_WHAT YOU NEED TO DO_.
Take the listing from its first line through the line that contains "const panelBaselines = [261,138,22,264,142,24];" and please retype those lines exactly, leaving out the pictures.

_DATA LINES_.
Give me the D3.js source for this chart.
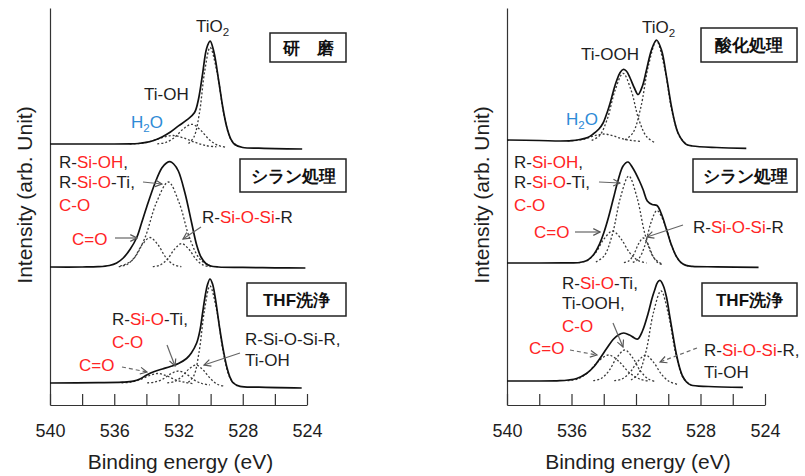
<!DOCTYPE html>
<html><head><meta charset="utf-8">
<script src="https://cdn.jsdelivr.net/npm/d3@7"></script>
<style>
body{margin:0;background:#fff;}
svg{display:block;}
text{font-family:"Liberation Sans",Arial,sans-serif;}
</style></head><body>
<svg id="chart" width="805" height="476"></svg>
<script>
// ---------------- data ----------------
const energyTicks = [540,538,536,534,532,530,528,526,524];
const energyLabels = [540,536,532,528,524];
const panelNames = ["研　磨","シラン処理","THF洗浄","酸化処理","シラン処理","THF洗浄"];
const panelBaselines = [261,138,22,264,142,24];   // stacking offsets (arb. units)

// left column: 研磨
const l1Total = [[540,0],[537,0],[535,0.1],[534.5,0.5],[534,1.6],[533.5,3.8],[533,7.3],[532.5,12],[532,18.1],[531.5,23.8],[531,31.5],[530.75,45.3],[530.5,70.2],[530.25,95.5],[530.03,102.8],[529.8,92.3],[529.5,63.5],[529.25,37.4],[529,17.2],[528.75,5.2],[528.5,-0.5],[528,-3.5],[527,-4.2],[526,-4.6],[524.3,-5]];
const l1H2O = [[535.04,0.1],[534.37,0.7],[533.69,2.8],[533.02,6.4],[532.34,8.5],[531.67,6.0],[530.99,1.8],[530.32,-1.5],[529.64,-2.8]];
const l1TiOH = [[533.32,0.2],[532.78,1.6],[532.24,6.6],[531.70,15.1],[531.16,19.7],[530.62,13.8],[530.08,4.3],[529.54,-1.4],[529.0,-3.3]];
const l1TiO2 = [[531.38,0.5],[531.04,7.0],[530.70,30.6],[530.37,72.7],[530.03,96.5],[529.60,71.7],[529.16,28.8],[528.73,4.4],[528.29,-2.4]];

// left column: シラン処理
const l2Total = [[540,0],[538,0],[537,0.3],[536.3,1.5],[535.85,4],[535.44,9],[535,18],[534.6,29.5],[534.3,44],[533.98,60],[533.46,84],[533.04,99],[532.75,104],[532.53,105.3],[532.3,103],[532.01,96],[531.59,73.5],[531.18,44],[530.87,22],[530.6,10],[530.3,3.5],[530,1],[529.5,0],[528,-0.4],[526,-0.8],[524.1,-1]];
const l2CdO = [[535.72,0.3],[535.22,2.4],[534.74,9.6],[534.26,22.3],[533.77,29.5],[533.28,22.3],[532.79,9.6],[532.31,2.4],[531.82,0.3]];
const l2SiOH = [[535.63,0.9],[534.88,6.8],[534.13,27.6],[533.38,64.2],[532.63,85],[531.96,64.2],[531.28,27.6],[530.61,6.8],[529.93,0.9]];
const l2SiOSi = [[533.6,0.3],[533.15,1.9],[532.7,7.6],[532.25,17.7],[531.8,23.5],[531.35,17.7],[530.9,7.6],[530.45,1.9],[530.0,0.3]];

// left column: THF洗浄
const l3Total = [[540,0],[537,0.3],[535.5,0.8],[534.81,1.8],[534.4,4],[533.98,8],[533.5,11.5],[533,14],[532.5,16.5],[532,19.5],[531.5,24.5],[531.2,30],[530.87,40],[530.66,53],[530.5,70],[530.35,86],[530.2,98],[530.04,104],[529.88,99],[529.73,87],[529.42,53],[529.2,32],[529,16.5],[528.8,6],[528.59,0],[528.17,-3.4],[527,-4.2],[524.33,-5]];
const l3CdO = [[535.55,0.1],[534.99,0.8],[534.43,3.1],[533.86,7.2],[533.3,9.5],[532.74,7.2],[532.18,3.1],[531.61,0.7],[531.05,-0.7]];
const l3SiOTi = [[533.95,0.1],[533.46,1.0],[532.98,3.9],[532.49,9.1],[532.0,12],[531.51,8.9],[531.03,3.1],[530.54,-0.5],[530.05,-1.9]];
const l3TiOH = [[532.7,0.2],[532.25,1.5],[531.8,6.2],[531.35,14.0],[530.9,18.0],[530.45,12.7],[530.0,4.2],[529.55,-1.5],[529.1,-3.2]];
const l3TiO2 = [[531.39,0.8],[531.05,7.1],[530.72,30.9],[530.38,73.0],[530.04,97],[529.61,71.9],[529.19,28.8],[528.76,4.0],[528.33,-2.9]];

// right column: 酸化処理
const r1Total = [[540,1],[538,0.5],[536.72,0],[536,0.3],[535.48,1.5],[535,3.5],[534.66,7],[534.3,12],[534.04,18],[533.8,28],[533.62,37],[533.4,50],[533.21,60],[533,68],[532.8,71.5],[532.6,70],[532.38,63.5],[532.1,53],[531.87,46.5],[531.6,55],[531.35,71],[531.04,91],[530.73,101],[530.42,91],[530.11,64.3],[529.8,34.3],[529.6,19],[529.39,8],[529.1,0],[528.87,-3.5],[528.5,-5],[527,-6.5],[525.16,-7.3]];
const r1H2O = [[536.25,0.1],[535.69,0.6],[535.13,2.3],[534.56,5.3],[534.0,7],[533.44,5.3],[532.88,2.3],[532.31,0.6],[531.75,-0.3]];
const r1TiOOH = [[534.75,0.7],[534.26,5.4],[533.78,22.0],[533.29,51.1],[532.8,67.7],[532.31,51.1],[531.83,21.7],[531.34,4.3],[530.85,-1.5]];
const r1TiO2 = [[532.68,1.1],[532.19,8.2],[531.71,33.0],[531.22,75.9],[530.73,100],[530.24,74.0],[529.76,29.2],[529.27,3.6],[528.78,-4.2]];

// right column: シラン処理
const r2Total = [[540,0],[538,0],[536.5,0.1],[535.5,0.5],[535,2.8],[534.6,8.9],[534.3,17.6],[534,30],[533.7,46],[533.4,64.7],[533.1,83.3],[532.8,97],[532.5,101],[532.2,95],[531.8,82.5],[531.55,73],[531.3,62],[531,58.5],[530.7,57.5],[530.4,48],[530.1,33],[529.8,17.9],[529.5,6.6],[529.2,0.3],[528.9,-2.4],[528.5,-3.4],[527,-3.8],[524.4,-4.3]];
const r2CdO = [[535.55,0.4],[535.03,2.6],[534.5,10.4],[533.98,24.2],[533.45,32],[532.93,24.2],[532.4,10.4],[531.88,2.6],[531.35,0]];
const r2SiOH = [[534.49,1.0],[533.98,7.0],[533.47,28.3],[532.96,65.7],[532.45,87],[531.94,65.7],[531.43,28.1],[530.92,5.9],[530.41,-0.9]];
const r2SiOSi = [[532.75,0.3],[532.45,2.0],[532.15,8.1],[531.85,18.9],[531.55,25],[531.25,18.4],[530.95,7.0],[530.65,0.4],[530.35,-1.7]];
const r2TiO2 = [[532.2,0.6],[531.83,4.3],[531.45,17.4],[531.08,39.9],[530.7,52.5],[530.21,38.6],[529.73,14.7],[529.24,0.8],[528.75,-2.9]];

// right column: THF洗浄
const r3Total = [[540,0],[538,0],[537,0.2],[536.72,0.3],[536.2,1],[535.68,2.5],[535.07,7.5],[534.6,14.5],[534.24,22.5],[533.8,33],[533.42,41.5],[533.1,46],[532.76,48],[532.4,46],[532.1,43],[531.89,42],[531.6,50],[531.25,67.5],[531,83],[530.84,91],[530.65,99],[530.5,100.5],[530.3,95],[530.11,84],[529.9,64],[529.7,45],[529.5,27],[529.29,13],[529.1,4.5],[528.87,-1],[528.6,-4],[527.5,-5.5],[525.37,-6.3]];
const r3CdO = [[536.25,0.3],[535.61,2.1],[534.98,8.5],[534.34,19.6],[533.7,26],[533.06,19.6],[532.43,8.5],[531.79,2.1],[531.15,-0.3]];
const r3SiOTi = [[534.65,0.3],[534.16,2.5],[533.68,10.1],[533.19,23.4],[532.7,31],[532.21,23.4],[531.73,10.1],[531.24,2.1],[530.75,-0.9]];
const r3TiOH = [[533.35,0.3],[532.86,2.1],[532.38,8.5],[531.89,19.6],[531.4,25.8],[530.91,18.7],[530.43,6.9],[529.94,-0.5],[529.45,-3.3]];
const r3TiO2 = [[532.31,1.0],[531.85,7.3],[531.38,29.6],[530.92,68.3],[530.45,90.1],[529.99,66.7],[529.52,26.3],[529.06,2.9],[528.59,-4.0]];

// ---------------- drawing ----------------
const RED = "#ff2424", BLUE = "#2e8ad6", INK = "#1e1e1e";
const svg = d3.select("#chart");
svg.append("rect").attr("width",805).attr("height",476).attr("fill","#fff");

const y = d3.scaleLinear().domain([0,397]).range([405,8]);
const xL = d3.scaleLinear().domain([540,524]).range([50,307]);
const xR = d3.scaleLinear().domain([540,524]).range([507,765]);

const panels = [
  {x:xL, off:panelBaselines[0], total:l1Total, comps:[l1H2O,l1TiOH,l1TiO2]},
  {x:xL, off:panelBaselines[1], total:l2Total, comps:[l2CdO,l2SiOH,l2SiOSi]},
  {x:xL, off:panelBaselines[2], total:l3Total, comps:[l3CdO,l3SiOTi,l3TiOH,l3TiO2]},
  {x:xR, off:panelBaselines[3], total:r1Total, comps:[r1H2O,r1TiOOH,r1TiO2]},
  {x:xR, off:panelBaselines[4], total:r2Total, comps:[r2CdO,r2SiOH,r2SiOSi,r2TiO2]},
  {x:xR, off:panelBaselines[5], total:r3Total, comps:[r3CdO,r3SiOTi,r3TiOH,r3TiO2]}
];

const defs = svg.append("defs");
defs.append("marker").attr("id","ah").attr("viewBox","0 0 10 10").attr("refX",9).attr("refY",5)
  .attr("markerWidth",7).attr("markerHeight",7).attr("orient","auto")
  .append("path").attr("d","M1,1 L9,5 L1,9").attr("fill","none").attr("stroke","#555").attr("stroke-width",1.4);

// axes
[xL,xR].forEach(x=>{
  const gb = svg.append("g").attr("transform","translate(0,405)")
    .call(d3.axisBottom(x).tickValues(energyTicks).tickSizeInner(-11).tickSizeOuter(0).tickPadding(19)
      .tickFormat(d=> energyLabels.includes(d) ? d : ""));
  gb.select(".domain").attr("stroke","#333").attr("stroke-width",1.2);
  gb.selectAll(".tick line").attr("stroke","#333").attr("stroke-width",1.2);
  gb.selectAll(".tick text").attr("font-size",18).attr("fill",INK).attr("font-family","Liberation Sans, Arial, sans-serif");
  const gl = svg.append("g").attr("transform",`translate(${x.range()[0]},0)`)
    .call(d3.axisLeft(y).tickValues([]).tickSizeOuter(0));
  gl.select(".domain").attr("stroke","#333").attr("stroke-width",1.2);
  const cx = (x.range()[0]+x.range()[1])/2;
  svg.append("text").attr("x",cx+2).attr("y",469).attr("text-anchor","middle")
    .attr("font-size",21).attr("fill",INK).text("Binding energy (eV)");
  svg.append("text").attr("transform",`translate(${x.range()[0]-18},195) rotate(-90)`)
    .attr("text-anchor","middle").attr("font-size",21).attr("fill",INK).text("Intensity (arb. Unit)");
});

// spectra
panels.forEach(p=>{
  const line = d3.line().x(d=>p.x(d[0])).y(d=>y(d[1]+p.off)).curve(d3.curveCatmullRom.alpha(0.5));
  p.comps.forEach(c=>{
    svg.append("path").datum(c).attr("d",line).attr("fill","none")
      .attr("stroke","#3a3a3a").attr("stroke-width",1.3).attr("stroke-dasharray","2,2");
  });
  svg.append("path").datum(p.total).attr("d",line).attr("fill","none")
    .attr("stroke","#111").attr("stroke-width",1.7);
});

// panel name boxes
const boxes = [[270,33,76,29],[240,159,106,33],[247,283,99,33],[701,28,96,34],[693,159,104,33],[702,283,95,33]];
boxes.forEach((b,i)=>{
  svg.append("rect").attr("x",b[0]).attr("y",b[1]).attr("width",b[2]).attr("height",b[3])
    .attr("fill","#fff").attr("stroke","#222").attr("stroke-width",1.5);
  svg.append("text").attr("x",b[0]+b[2]/2).attr("y",b[1]+b[3]/2+6).attr("text-anchor","middle")
    .attr("font-family","Noto Sans CJK JP, sans-serif").attr("font-weight","bold").attr("font-size",17)
    .attr("fill","#111").text(panelNames[i]);
});

// annotations
function label(x,yy,parts,size){
  size = size||17;
  const t = svg.append("text").attr("x",x).attr("y",yy).attr("font-size",size);
  let sub=false;
  parts.forEach(p=>{
    const s = t.append("tspan").attr("fill", p[1]==="r"?RED:(p[1]==="b"?BLUE:INK)).text(p[0]);
    if(p[2]==="sub"){ s.attr("font-size",size*0.68).attr("dy",4); sub=true; }
    else if(sub){ s.attr("dy",-4); sub=false; }
  });
}
function arrow(x1,y1,x2,y2,dashed){
  svg.append("line").attr("x1",x1).attr("y1",y1).attr("x2",x2).attr("y2",y2)
    .attr("stroke","#666").attr("stroke-width",1.2).attr("stroke-dasharray",dashed?"4,3":null)
    .attr("marker-end","url(#ah)");
}
// L1
label(196,32,[["TiO","k"],["2","k","sub"]]);
label(144,100,[["Ti-OH","k"]]);
label(131,128,[["H","b"],["2","b","sub"],["O","b"]]);
// L2
label(59,168,[["R-","k"],["Si-OH","r"],[",","k"]]);
label(59,188,[["R-","k"],["Si-O","r"],["-Ti,","k"]]);
label(59,211,[["C-O","r"]]);
label(72,245,[["C=O","r"]]);
label(202,223,[["R-","k"],["Si-O-Si","r"],["-R","k"]]);
arrow(143,182,162,184); arrow(115,238,137,238); arrow(201,227,183,239);
// L3
label(112,325,[["R-","k"],["Si-O","r"],["-Ti,","k"]]);
label(112,348,[["C-O","r"]]);
label(79,371,[["C=O","r"]]);
label(245,345,[["R-Si-O-Si-R,","k"]]);
label(245,366,[["Ti-OH","k"]]);
arrow(122,367,147,372,true); arrow(167,345,175,366); arrow(240,353,204,365);
// R1
label(642,33,[["TiO","k"],["2","k","sub"]]);
label(581,60,[["Ti-OOH","k"]]);
label(566,125,[["H","b"],["2","b","sub"],["O","b"]]);
// R2
label(514,168,[["R-","k"],["Si-OH","r"],[",","k"]]);
label(514,188,[["R-","k"],["Si-O","r"],["-Ti,","k"]]);
label(514,211,[["C-O","r"]]);
label(534,238,[["C=O","r"]]);
label(693,233,[["R-","k"],["Si-O-Si","r"],["-R","k"]]);
arrow(599,182,620,183); arrow(575,232,600,232); arrow(683,225,647,237);
// R3
label(562,289,[["R-","k"],["Si-O","r"],["-Ti,","k"]]);
label(562,309,[["Ti-OOH,","k"]]);
label(562,332,[["C-O","r"]]);
label(529,354,[["C=O","r"]]);
label(704,356,[["R-","k"],["Si-O-Si","r"],["-R,","k"]]);
label(704,378,[["Ti-OH","k"]]);
arrow(570,350,597,355,true); arrow(613,323,623,347); arrow(697,348,660,362,true);
</script>
</body></html>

_RESPONSE TO THE EXERCISE_.
Give me the D3.js source for this chart.
<!DOCTYPE html>
<html><head><meta charset="utf-8">
<script src="https://cdn.jsdelivr.net/npm/d3@7"></script>
<style>
body{margin:0;background:#fff;}
svg{display:block;}
text{font-family:"Liberation Sans",Arial,sans-serif;}
</style></head><body>
<svg id="chart" width="805" height="476"></svg>
<script>
// ---------------- data ----------------
const energyTicks = [540,538,536,534,532,530,528,526,524];
const energyLabels = [540,536,532,528,524];
const panelNames = ["研　磨","シラン処理","THF洗浄","酸化処理","シラン処理","THF洗浄"];
const panelBaselines = [261,138,22,264,142,24];   // stacking offsets (arb. units)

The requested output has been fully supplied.